Pictured left is the Ruger AR-556 MOE configured for a range session. A moderate powered scope suitable for up to 200 yard outings and a silencer suitable for my ears. Yes, the proper name for the device is a silencer and what it does is suppress. At 8x, the scope has enough power to take the quality of my eyesight out of the evaluation equation. Initially, silencers were put in place on when they were the object of evaluation. As they have shown no measurable influence accuracy, but make for much nicer range days, I tend to use them frequently for their utility.

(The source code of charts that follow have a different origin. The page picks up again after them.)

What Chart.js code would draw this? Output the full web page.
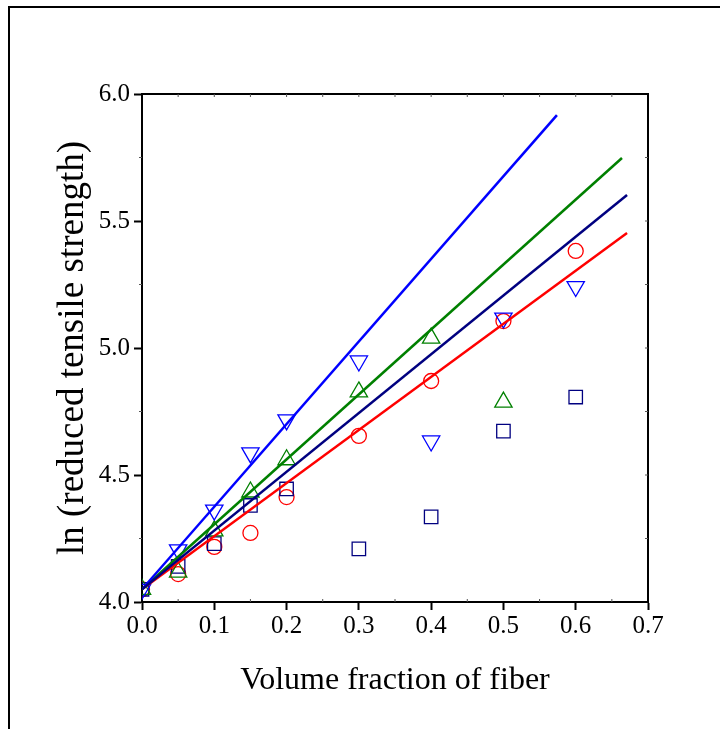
<!DOCTYPE html>
<html>
<head>
<meta charset="utf-8">
<script src="https://cdn.jsdelivr.net/npm/chart.js@4/dist/chart.umd.min.js"></script>
<style>
html,body{margin:0;padding:0;background:#fff;}
canvas{display:block;}
</style>
</head>
<body>
<canvas id="c" width="720" height="729"></canvas>
<script>
// ---- data ----
const fractions = [0, 0.05, 0.1, 0.15, 0.2, 0.3, 0.4, 0.5, 0.6];
const downTriangleValues = [4.05, 4.205, 4.362, 4.587, 4.717, 4.949, 4.634, 5.118, 5.242];
const upTriangleFractions = [0, 0.05, 0.1, 0.15, 0.2, 0.3, 0.4, 0.5];
const upTriangleValues = [4.05, 4.118, 4.28, 4.433, 4.56, 4.827, 5.039, 4.787];
const squareValues = [4.05, 4.14, 4.23, 4.38, 4.445, 4.209, 4.335, 4.673, 4.807];
const circleValues = [4.05, 4.11, 4.217, 4.272, 4.413, 4.654, 4.870, 5.106, 5.382];
// fitted lines: [start fraction, start value, end fraction, end value]
const blueFit = [0, 4.05, 0.574, 5.917];
const greenFit = [0, 4.05, 0.664, 5.748];
const navyFit = [0, 4.05, 0.671, 5.602];
const redFit = [0, 4.05, 0.671, 5.453];
const xTicks = [0, 0.1, 0.2, 0.3, 0.4, 0.5, 0.6, 0.7];
const yTicks = [4.0, 4.5, 5.0, 5.5, 6.0];
const xTitle = 'Volume fraction of fiber';
const yTitle = 'ln (reduced tensile strength)';

const pts = (xs, ys) => xs.map((x, i) => ({x: x, y: ys[i]}));
const fit = f => [{x: f[0], y: f[1]}, {x: f[2], y: f[3]}];

const BLUE = '#0000FF', GREEN = '#008000', NAVY = '#000080', RED = '#FF0000';
const FONT = '"Liberation Serif", "Times New Roman", serif';

const lineDs = (data, color) => ({
  type: 'line', data: data, borderColor: color, borderWidth: 2.5,
  pointRadius: 0, fill: false, tension: 0, showLine: true
});
const markDs = (data, color, style, radius, rotation) => ({
  type: 'scatter', data: data, borderColor: color, backgroundColor: 'rgba(0,0,0,0)',
  pointStyle: style, pointRadius: radius, pointHoverRadius: radius,
  pointBorderWidth: 1.3, pointRotation: rotation || 0, showLine: false
});

const frame = {
  id: 'frame',
  afterDraw(chart) {
    const ctx = chart.ctx, a = chart.chartArea;
    const xs = chart.scales.x, ys = chart.scales.y;
    ctx.save();
    // outer frame (left and top)
    ctx.strokeStyle = '#000'; ctx.lineWidth = 2;
    ctx.beginPath();
    ctx.moveTo(9, 729); ctx.lineTo(9, 7); ctx.lineTo(720, 7);
    ctx.stroke();
    // top and right axis lines
    ctx.beginPath();
    ctx.moveTo(a.left, a.top); ctx.lineTo(a.right, a.top); ctx.lineTo(a.right, a.bottom);
    ctx.stroke();
    // minor ticks
    ctx.strokeStyle = '#555'; ctx.lineWidth = 1;
    ctx.beginPath();
    for (let i = 1; i < 14; i++) {
      const px = xs.getPixelForValue(i * 0.05);
      ctx.moveTo(px, a.top); ctx.lineTo(px, a.top + 3);
      if (i % 2 === 1) { ctx.moveTo(px, a.bottom); ctx.lineTo(px, a.bottom - 3); }
    }
    for (let i = 1; i < 8; i++) {
      const py = ys.getPixelForValue(4 + i * 0.25);
      ctx.moveTo(a.right, py); ctx.lineTo(a.right - 3, py);
      if (i % 2 === 1) { ctx.moveTo(a.left, py); ctx.lineTo(a.left - 3, py); }
    }
    ctx.stroke();
    ctx.restore();
  }
};

new Chart(document.getElementById('c'), {
  type: 'scatter',
  data: {
    datasets: [
      lineDs(fit(navyFit), NAVY),
      lineDs(fit(blueFit), BLUE),
      lineDs(fit(greenFit), GREEN),
      lineDs(fit(redFit), RED),
      markDs(pts(fractions, downTriangleValues), BLUE, 'triangle', 10, 180),
      markDs(pts(upTriangleFractions, upTriangleValues), GREEN, 'triangle', 10, 0),
      markDs(pts(fractions, squareValues), NAVY, 'rect', 9.5, 0),
      markDs(pts(fractions, circleValues), RED, 'circle', 7.5, 0)
    ]
  },
  options: {
    responsive: false,
    animation: false,
    devicePixelRatio: 1,
    layout: {padding: {left: 0, top: 94, right: 72, bottom: 0}},
    plugins: {legend: {display: false}, tooltip: {enabled: false}},
    scales: {
      x: {
        type: 'linear', min: 0, max: 0.7,
        afterBuildTicks: s => { s.ticks = xTicks.map(v => ({value: v})); },
        afterFit: s => { s.height = 729 - 602; },
        ticks: {
          color: '#000', font: {family: FONT, size: 25}, padding: 1,
          callback: v => Number(v).toFixed(1), maxRotation: 0, autoSkip: false
        },
        grid: {drawOnChartArea: false, drawTicks: true, tickLength: 8, tickWidth: 2, tickColor: '#000'},
        border: {display: true, color: '#000', width: 2},
        title: {display: true, text: xTitle, color: '#000', font: {family: FONT, size: 32}, padding: {top: 0, bottom: 29}}
      },
      y: {
        type: 'linear', min: 4, max: 6,
        afterBuildTicks: s => { s.ticks = yTicks.map(v => ({value: v})); },
        afterFit: s => { s.width = 142; },
        ticks: {
          color: '#000', font: {family: FONT, size: 25}, padding: 4,
          callback: v => Number(v).toFixed(1), autoSkip: false
        },
        grid: {drawOnChartArea: false, drawTicks: true, tickLength: 8, tickWidth: 2, tickColor: '#000'},
        border: {display: true, color: '#000', width: 2},
        title: {display: true, text: yTitle, color: '#000', font: {family: FONT, size: 37}, padding: {top: 51, bottom: 0}}
      }
    }
  },
  plugins: [frame]
});
</script>
</body>
</html>
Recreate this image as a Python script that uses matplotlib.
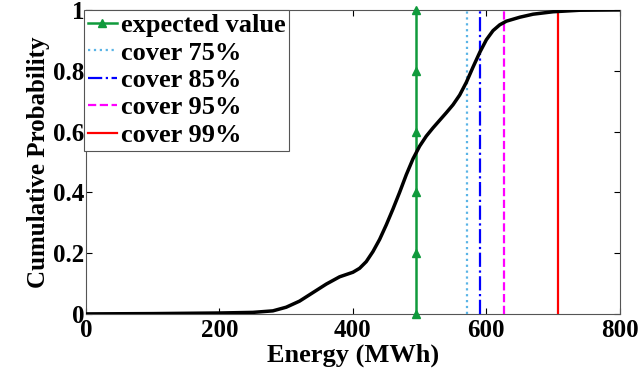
import numpy as np
import matplotlib
matplotlib.use('Agg')
import matplotlib.pyplot as plt

plt.rcParams['font.family'] = ['Liberation Serif', 'DejaVu Serif']
plt.rcParams['font.weight'] = 'bold'

###  data  ###

energy = [0, 100, 200, 250, 280, 300, 320, 340, 360, 380, 400, 410, 420, 430,
          440, 450, 460, 470, 480, 490, 500, 510, 520, 530, 540, 550, 560, 570,
          580, 590, 600, 610, 620, 630, 650, 670, 700, 740, 800]
cum_prob = [0, 0.001, 0.003, 0.005, 0.01, 0.022, 0.042, 0.07, 0.098, 0.122,
            0.137, 0.15, 0.172, 0.205, 0.245, 0.293, 0.345, 0.40, 0.458, 0.51,
            0.552, 0.585, 0.612, 0.637, 0.662, 0.688, 0.72, 0.762, 0.812,
            0.86, 0.902, 0.932, 0.951, 0.963, 0.976, 0.986, 0.994, 0.999, 1.0]

expected_value = 494
cover_levels = ['cover 75%', 'cover 85%', 'cover 95%', 'cover 99%']
cover_energy = [571, 591, 626, 707]
marker_probs = [0, 0.2, 0.4, 0.6, 0.8, 1.0]

x_ticks = [0, 200, 400, 600, 800]
y_ticks = [0, 0.2, 0.4, 0.6, 0.8, 1]
y_ticklabels = ['0', '0.2', '0.4', '0.6', '0.8', '1']

###  plot  ###

fig = plt.figure(figsize=(6.39, 3.68), dpi=100)
ax = fig.add_axes([0.1346, 0.147, 0.8354, 0.826])

ax.plot([expected_value] * len(marker_probs), marker_probs, color='#109a3c',
        lw=1.8, marker='^', ms=6, label='expected value', clip_on=False, zorder=4)

styles = [(':', '#5ab4e6'), ('-.', '#0000ff'), ('--', '#ff00ff'), ('-', '#ff0000')]
for lab, e, (ls, c) in zip(cover_levels, cover_energy, styles):
    ax.plot([e, e], [0, 1], ls=ls, color=c, lw=1.6, label=lab, zorder=3)

ax.plot(energy, cum_prob, color='black', lw=2.5, zorder=5, solid_joinstyle='round')

ax.set_xlim(0, 800)
ax.set_ylim(0, 1)
ax.set_xticks(x_ticks)
ax.set_yticks(y_ticks)
ax.set_yticklabels(y_ticklabels)
ax.tick_params(direction='in', top=True, right=True, labelsize=18, length=4)
ax.tick_params(axis='x', pad=4)
ax.tick_params(axis='y', pad=1)
for lbl in ax.get_xticklabels() + ax.get_yticklabels():
    lbl.set_fontweight('bold')
for s in ax.spines.values():
    s.set_color('#555555')
    s.set_linewidth(0.8)

ax.set_xlabel('Energy (MWh)', fontsize=19, fontweight='bold', labelpad=0.5)
ax.set_ylabel('Cumulative Probability', fontsize=18, fontweight='bold', labelpad=2)

leg = ax.legend(loc='upper left', fontsize=19, frameon=True, fancybox=False,
                handlelength=1.1, handletextpad=0.15, borderpad=0.14,
                labelspacing=0.15, borderaxespad=0.0, framealpha=1,
                bbox_to_anchor=(-0.004, 1.0))
leg.get_frame().set_edgecolor('#555555')
leg.get_frame().set_linewidth(0.8)
for t in leg.get_texts():
    t.set_fontweight('bold')

plt.savefig('out.png', dpi=100)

Left, the perfect storm of handloads assembled from filthy brass fired from a suppressed AR and a lackluster attempt at cleaning by me. I am so ashamed… but not really. Nothing exceptional about the assemblies, powder was up to the base of the neck, but nothing what I would label compressed. Primers were small rifle magnum. I have processed the same loads with CCI small rifle bench rest primers with essentially the same result.

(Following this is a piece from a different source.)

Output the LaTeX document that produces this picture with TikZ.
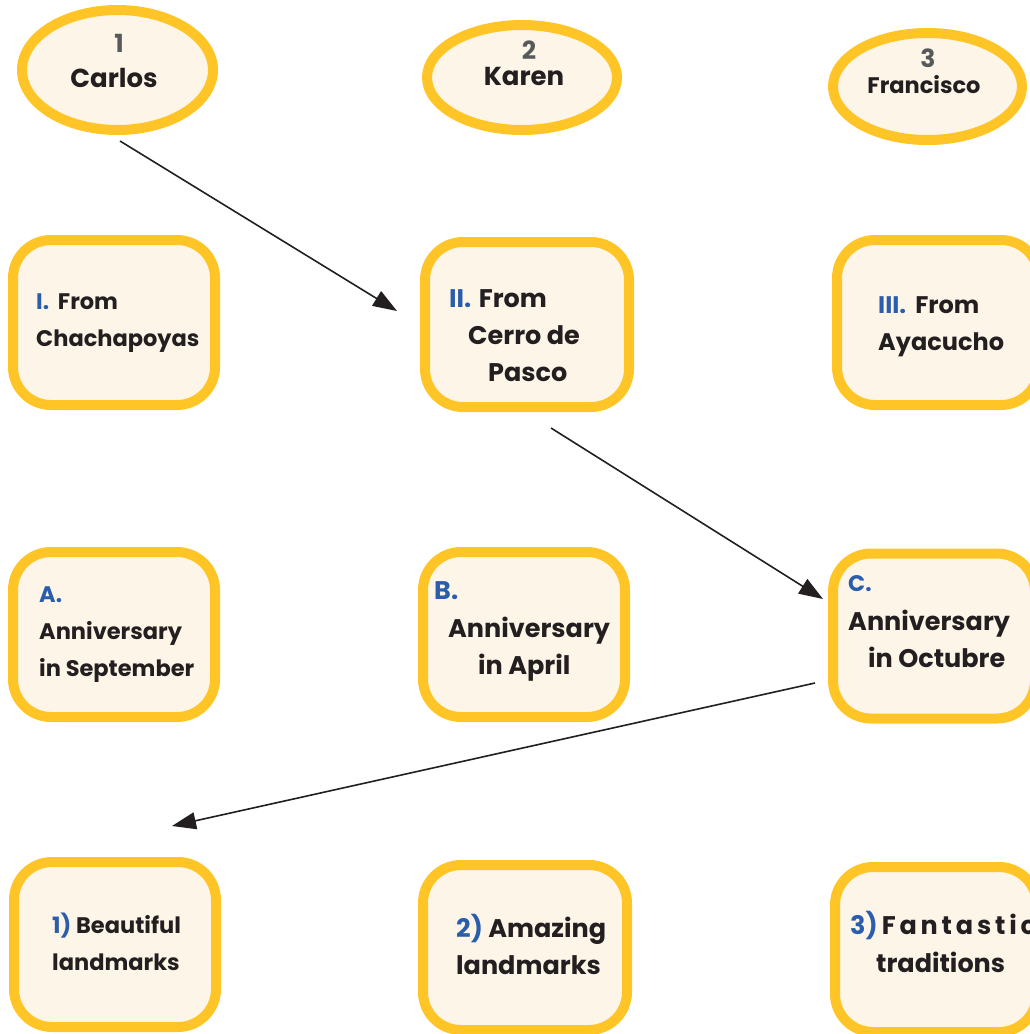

These are not heavy loads for for firearms marked or described chambered for the 5.56 NATO or 5.56 NATO and 223 Remington. They are heavy loads and over pressure spec for firearms chambered solely for the 223 Remington. If the velocity seems modest, keep in mind this rifle has a 16″ barrel.

The Ruger AR-556-MOE, especially with silencer mounted, a a pleasure to shoot; virtually no recoil and no ear smacking report. The stock combination is stable, a rail riser put the scope eyepiece in comfortable line of sight. Magazine swaps were positive, empties stacked up in the catch net and the rifle cycled without a hiccup and locked open on empty, regardless bullet weight.

Shooting with the mechanical sights was comfortable. I believe, if I were hunting in this area, I would leave the scope at home. The change from optical to mechanical tacked a half inch to three quarters inch to hundred yard group… the unaided eyesight penalty, but no big deal for deer size game.

The six position buttstock works for me. I do enjoy shooting from a kneeling and sitting position with the stock slightly collapsed, and without putting undue stress on my gut or rolling over after squeezing off a shot. Good times.

Out of time and out of gas… Me, not the Ruger

Going back to a comment I made earlier, or at least meant to, this is the best configuration I’ve encountered within the Ruger AR-556 line up; a stubby, lightweight woods rifle, with good handling characteristics and good ballistic performance. Setting aside the deer hunting aspect, the Ruger AR-556-MOE is certainly a good utility hunter for small and medium game and a competent handful as a defensive firearm. As for folks who like to overhaul their new ARs, the Ruger is a spec dimension rifle that will provide many opportunities for you to load it up with lots of superfluous modifications. Regardless the pod you live in, this is an excellent little rifle.